Menuju konten utama

Gerhana Bulan Penumbra Menurut Islam, Apakah Perlu Sholat Sunah?

Gerhana Bulan Penumbra (GBP) terjadi pada Senin, 25 Maret 2024. Bagaimana hukumnya jika sholat sunah menurut Islam?

Gerhana Bulan Penumbra Menurut Islam, Apakah Perlu Sholat Sunah?
Gerhana bulan penumbra terlihat dari Indramayu, Jawa Barat, Sabtu (6/5/2023). ANTARA FOTO/Dedhez Anggara/tom.

tirto.id - Gerhana Bulan Penumbra (GBP) terjadi pada Senin, 25 Maret 2024 dan bisa dipantau dari Indonesia. Apakah perlu melakukan sholat sunah? Bagaimana menurut Islam?

Selama tahun 2024, gerhana diprediksi terjadi 4 kali, yakni 2 kali gerhana matahari dan 2 sisanya gerhana bulan. Proses terjadinya gerhana ada yang bisa diamati dari Indonesia dan ada pula yang tidak bisa.

Satu-satunya yang bisa diamati itu ialah Gerhana Bulan Penumbra (GBP) pada tanggal 25 Maret 2024.

Sedangkan 3 sisanya yang tidak bisa diamati dari Indonesia yaitu Gerhana Matahari Total (GMT) pada 8 April 2024, Gerhana Bulan Sebagian (GBS) pada 18 September 2024, dan Gerhana Matahari Cincin (GMC) pada 2 Oktober 2024.

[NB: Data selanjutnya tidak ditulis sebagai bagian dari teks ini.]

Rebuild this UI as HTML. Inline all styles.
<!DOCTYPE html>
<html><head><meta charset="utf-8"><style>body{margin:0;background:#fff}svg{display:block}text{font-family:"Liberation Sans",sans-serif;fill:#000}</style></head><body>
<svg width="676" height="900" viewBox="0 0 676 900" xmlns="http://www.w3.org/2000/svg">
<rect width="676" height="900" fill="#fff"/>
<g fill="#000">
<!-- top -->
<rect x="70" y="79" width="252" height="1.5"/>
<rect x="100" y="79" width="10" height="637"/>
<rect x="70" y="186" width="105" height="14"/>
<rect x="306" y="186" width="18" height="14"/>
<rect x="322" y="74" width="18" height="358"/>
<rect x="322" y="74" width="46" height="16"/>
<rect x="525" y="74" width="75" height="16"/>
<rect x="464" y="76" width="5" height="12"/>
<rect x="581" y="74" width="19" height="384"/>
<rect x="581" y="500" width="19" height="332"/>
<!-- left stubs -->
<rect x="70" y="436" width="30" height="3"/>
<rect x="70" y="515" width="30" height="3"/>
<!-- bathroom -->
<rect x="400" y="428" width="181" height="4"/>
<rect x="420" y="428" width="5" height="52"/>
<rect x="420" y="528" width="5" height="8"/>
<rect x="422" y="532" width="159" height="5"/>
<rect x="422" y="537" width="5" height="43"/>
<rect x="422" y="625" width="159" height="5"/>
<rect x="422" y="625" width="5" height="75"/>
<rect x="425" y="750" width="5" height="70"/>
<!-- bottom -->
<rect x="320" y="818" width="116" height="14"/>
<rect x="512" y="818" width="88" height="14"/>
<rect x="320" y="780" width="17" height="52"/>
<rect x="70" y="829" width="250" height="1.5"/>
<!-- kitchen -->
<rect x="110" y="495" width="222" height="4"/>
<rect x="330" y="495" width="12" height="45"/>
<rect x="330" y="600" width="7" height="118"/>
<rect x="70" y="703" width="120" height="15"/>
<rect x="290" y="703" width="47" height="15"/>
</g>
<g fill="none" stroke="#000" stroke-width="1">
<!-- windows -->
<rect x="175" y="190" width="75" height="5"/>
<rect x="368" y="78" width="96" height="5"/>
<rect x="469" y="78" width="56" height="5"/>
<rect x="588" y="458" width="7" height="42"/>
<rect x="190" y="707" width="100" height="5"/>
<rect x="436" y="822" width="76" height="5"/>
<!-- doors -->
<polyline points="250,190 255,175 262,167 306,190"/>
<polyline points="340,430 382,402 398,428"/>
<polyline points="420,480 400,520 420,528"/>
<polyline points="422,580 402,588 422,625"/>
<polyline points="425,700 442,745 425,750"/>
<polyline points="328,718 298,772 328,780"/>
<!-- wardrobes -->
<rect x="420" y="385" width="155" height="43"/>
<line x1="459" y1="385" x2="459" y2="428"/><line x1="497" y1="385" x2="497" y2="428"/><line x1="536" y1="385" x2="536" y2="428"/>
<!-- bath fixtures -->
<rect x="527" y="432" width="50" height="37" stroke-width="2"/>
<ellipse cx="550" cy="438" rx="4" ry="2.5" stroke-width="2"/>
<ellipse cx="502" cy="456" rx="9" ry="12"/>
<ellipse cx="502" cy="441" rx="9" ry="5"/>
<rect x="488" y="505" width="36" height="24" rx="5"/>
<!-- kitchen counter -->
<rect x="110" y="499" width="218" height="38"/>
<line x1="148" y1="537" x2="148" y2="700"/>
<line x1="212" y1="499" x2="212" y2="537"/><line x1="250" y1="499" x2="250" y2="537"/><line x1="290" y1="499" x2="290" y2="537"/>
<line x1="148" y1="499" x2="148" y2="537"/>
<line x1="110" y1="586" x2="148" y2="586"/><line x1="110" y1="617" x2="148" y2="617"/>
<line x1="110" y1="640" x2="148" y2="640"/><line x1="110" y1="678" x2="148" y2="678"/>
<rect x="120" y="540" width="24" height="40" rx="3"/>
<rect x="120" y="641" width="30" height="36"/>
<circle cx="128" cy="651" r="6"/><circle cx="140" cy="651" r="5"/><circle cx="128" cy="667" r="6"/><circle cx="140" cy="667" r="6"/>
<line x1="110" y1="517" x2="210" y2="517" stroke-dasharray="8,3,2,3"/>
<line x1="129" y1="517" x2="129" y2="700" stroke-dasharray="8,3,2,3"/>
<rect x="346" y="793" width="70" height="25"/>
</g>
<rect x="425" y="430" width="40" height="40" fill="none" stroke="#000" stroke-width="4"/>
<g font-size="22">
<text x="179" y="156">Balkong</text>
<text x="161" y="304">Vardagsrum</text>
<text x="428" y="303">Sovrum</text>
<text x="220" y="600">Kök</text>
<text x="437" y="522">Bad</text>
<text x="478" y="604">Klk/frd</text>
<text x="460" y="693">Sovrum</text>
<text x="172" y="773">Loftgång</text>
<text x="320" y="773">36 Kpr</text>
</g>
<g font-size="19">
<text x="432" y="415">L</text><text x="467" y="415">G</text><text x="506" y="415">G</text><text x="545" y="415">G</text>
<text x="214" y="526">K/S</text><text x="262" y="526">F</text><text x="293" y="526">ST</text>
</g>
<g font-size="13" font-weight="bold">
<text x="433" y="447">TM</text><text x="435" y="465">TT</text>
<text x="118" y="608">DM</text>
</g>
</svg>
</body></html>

Menurut Badan Meteorologi, Klimatologi, dan Geofisika (BMKG), proses terjadinya Gerhana Bulan Penumbra pada Senin, 25 Maret 2024, dimulai pukul 11.50.58 WIB. Puncaknya terjadi pada pukul 14.12.48 WIB dan berakhir pukul 16.34.38 WIB.

Gerhana Bulan Penumbra

Ilustrasi Proses Gerhana Bulan Penumbra 25 Maret 2024. (FOTO/Dok. BMKG)

Gerhana bulan merupakan peristiwa terhalanginya cahaya matahari oleh bumi. Alhasil, sinarnya tidak sampai sepenuhnya ke bulan. Gerhana Bulan Penumbra terjadi ketika matahari, bumi, dan bulan dalam posisi sejajar.

Gerhana Bulan Penumbra sebelumnya pernah terjadi pada 14 Maret 2006. Sedangkan edisi berikutnya adalah 5 April 2042.

Hukum Sholat Sunah saat Gerhana Bulan Penumbra

Proses terjadinya gerhana sudah pernah teramati ketika zaman Nabi Muhammad SAW. Di kota Madinah setidaknya terjadi 4 kali Gerhana Matahari Sebagian (parsial).

Di lain sisi, gerhana bulan terjadi sebanyak 17 kali. Rinciannya adalah 4 kali Gerhana Bulan Total, 7 kali Gerhana Bulan Parsial, dan 6 kali Gerhana Bulan Penumbra.

Sebagaimana mengutip laman Muhammadiyah.or.id, Majelis Tarjih dan Tajdid mengemukakan pendapat salat gerhana dilakukan apabila terjadi gerhana yang diakibatkan dua benda langit tampak berkurang, tidak utuh, atau hilang seluruhnya.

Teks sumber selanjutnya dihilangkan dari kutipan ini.